See the Signals guide for a worked example, and the Data Paths guide for filter expression syntax.
Tips¶
- Expressions run against the submission payload, workflow signals, step inputs, and step outputs.
- Keep them deterministic — no network or external state.
- Use step assertions to tighten a workflow. On JSON Schema, XML Schema, and SHACL steps, the built-in validation runs first and your assertions run afterward.
- Default assertions always run for the validator before step-level assertions.
- Input vs. output assertions are different stages. Input-stage assertions can reference
p.*,s.*,i.*, and earlier steps viasteps.<key>.*. They cannot reference this step'so.*because the validator hasn't run yet. Output-stage assertions can reference everything, including this step'so.*andi.*. The assertion editor's variable picker is filtered by stage to prevent confusion. - Use the namespace prefix (
p.,s.,i.,o.) to make it clear where your data comes from. In the UI we color the target portion to help you distinguish it from the rest of the expression. - Promote any step-local value to a signal if you want to reference it from multiple steps. "Copy to Signal" works on both inputs (
i.*) and outputs (o.*) — pick a workflow-wide name and the value becomes available ass.<your_name>everywhere downstream.

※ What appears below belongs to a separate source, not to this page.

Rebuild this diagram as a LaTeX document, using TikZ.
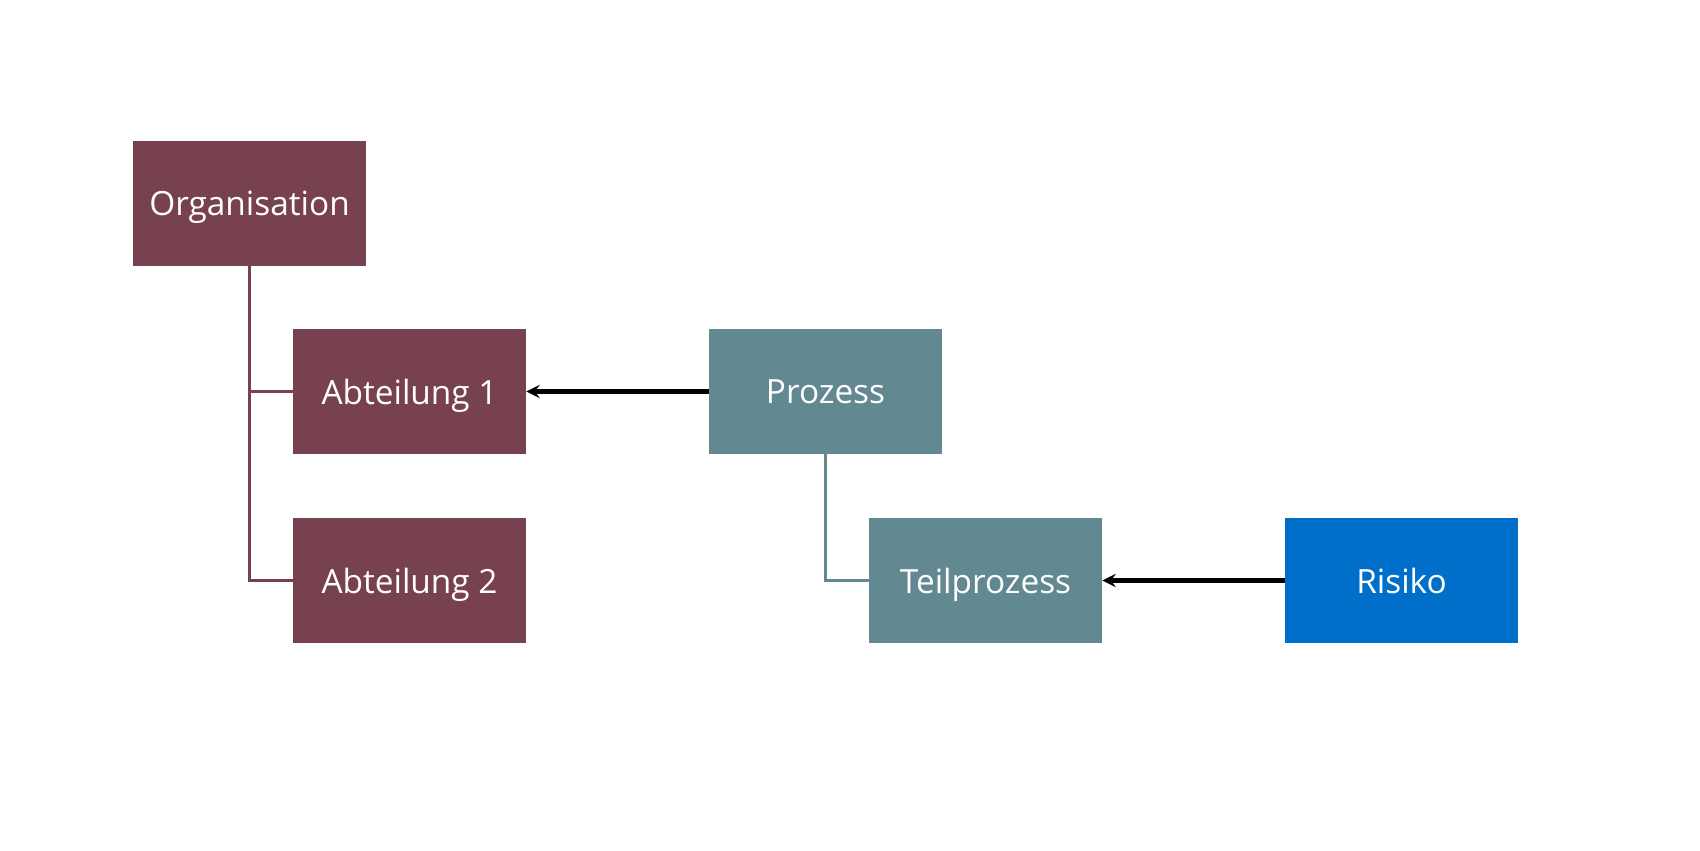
\documentclass[tikz,border=0pt]{standalone}
\usepackage{fontspec}
\setmainfont{Open Sans}
\usetikzlibrary{calc}

\definecolor{orgred}{HTML}{784150}
\definecolor{prozteal}{HTML}{628891}
\definecolor{riskblue}{HTML}{006FC9}

\begin{document}
\begin{tikzpicture}[>=stealth,x=0.02cm,y=-0.02cm,
       box/.style={rectangle,minimum width=4.66cm,minimum height=2.5cm,
                   inner sep=0pt,text depth=0pt,text=white,
                   font=\fontsize{19}{23}\selectfont},
       orgline/.style={orgred,line width=2.2pt},
       prozline/.style={prozteal,line width=2.2pt},
       link/.style={->,black,line width=2.3pt}]
       \useasboundingbox (0,0) rectangle (1700,850);
       \node (org) at (249.5,203.5) [box,fill=orgred]{Organisation};
       \node (abt1) at (409.5,391.5) [box,fill=orgred]{Abteilung 1};
       \node (abt2) at (409.5,580.5) [box,fill=orgred]{Abteilung 2};
       \node (proz) at (825.5,391.5) [box,fill=prozteal]{Prozess};
       \node (teil) at (985.5,580.5) [box,fill=prozteal]{Teilprozess};
       \node (risk) at (1401.5,580.5) [box,fill=riskblue]{Risiko};
       \draw [orgline] (org.south) |- (abt2.west);
       \draw [orgline] (org.south |- abt1.west) -- (abt1.west);
       \draw [prozline] (proz.south) |- (teil.west);
       \draw [link] (proz.west) -- (abt1.east);
       \draw [link] (risk.west) -- (teil.east);
     \end{tikzpicture}
\end{document}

For more syntax details, visit the CEL specification at https://github.com/google/cel-spec.
Full CEL Expression List¶
The following CEL statements are supported in Validibot.
Base CEL Syntax¶
| Syntax name | Description | Example |
|---|---|---|
| Equality / inequality | Compare two values for equality or difference. | p.my_status == "ready", p.my_status != "ok" |
| Comparisons | Numerical comparisons with greater/less operators. | p.price > 0, p.score >= 90, p.cost < 1000 |
| Arithmetic | Basic math operators over numbers. | (o.kwh_total - s.kwh_baseline) / s.kwh_baseline < 0.1 |
| Logical | Combine boolean expressions. | cond1 && cond2, cond1 \|\| cond2, !cond1 |
| Membership | Test whether a value is inside a list. | p.my_status in ["draft", "approved"], !(p.my_status in ["archived"]) |
| Null / empty checks | Detect missing or empty values. | p.my_field == null, size(p.my_items) == 0 |
| JSON-style path access | Traverse objects and arrays with dot and [index] notation. |
p.device[0].id == "abc123" |
| Length / size | Count characters or list elements. | size(p.my_text) <= 140, size(p.my_items) > 0 |
| String contains / starts / ends | String search helpers from CEL stdlib. | p.my_text.contains("error"), p.my_text.startsWith("ID-"), p.my_text.endsWith(".json") |
| Regex match | Match strings with a regular expression. | p.my_text.matches("^ID-[0-9]+$") |
| Collections (exists / all) | Quantify over list elements. | p.my_items.exists(i, i.status == "ok"), p.my_items.all(i, i.score >= 80) |
| Subset / superset check | Verify one list is contained in another. | s.expected.all(e, e in s.provided) |
| Ternary conditional | Choose a value based on a condition. | p.is_valid ? "pass" : "fail" |
| Timestamp comparison | Compare datetimes via CEL timestamp(). |
p.event_time < timestamp("2024-12-31T23:59:59Z") |
| Range / between | Combine comparisons to enforce bounds. | p.my_value > 10 && p.my_value < 20 |
Validibot Helpers¶
| Syntax name | Description | Example |
|---|---|---|
has(value) |
True when the value is not null or empty. | has(my_description) |
is_int(value) |
True when the numeric value is an integer. | is_int(my_floor_area_m2) |
percentile(values, q) |
q-quantile of a numeric list (ignores nulls). | percentile(my_values, 0.95) < 32.0 |
mean(values) |
Average of a numeric list (ignores nulls). | mean(my_values) <= 50000 |
sum(values) |
Sum of a numeric list. | sum(my_values) > 0 |
max(values) |
Maximum value in a numeric list. | max(my_values) < 75000 |
min(values) |
Minimum value in a numeric list. | min(my_values) >= 0 |
abs(value) |
Absolute value of a number. | abs(my_measured - my_expected) < 0.05 |
round(value, digits) |
Round a number to a set of decimal places. | round(my_eui_kbtu_ft2, 1) < 30.5 |
duration(series, predicate) |
Count samples where a predicate over the series is true. | duration(my_series, v > 0) > 100 |
For duration, write the second argument as the condition that should hold for each sample in the series.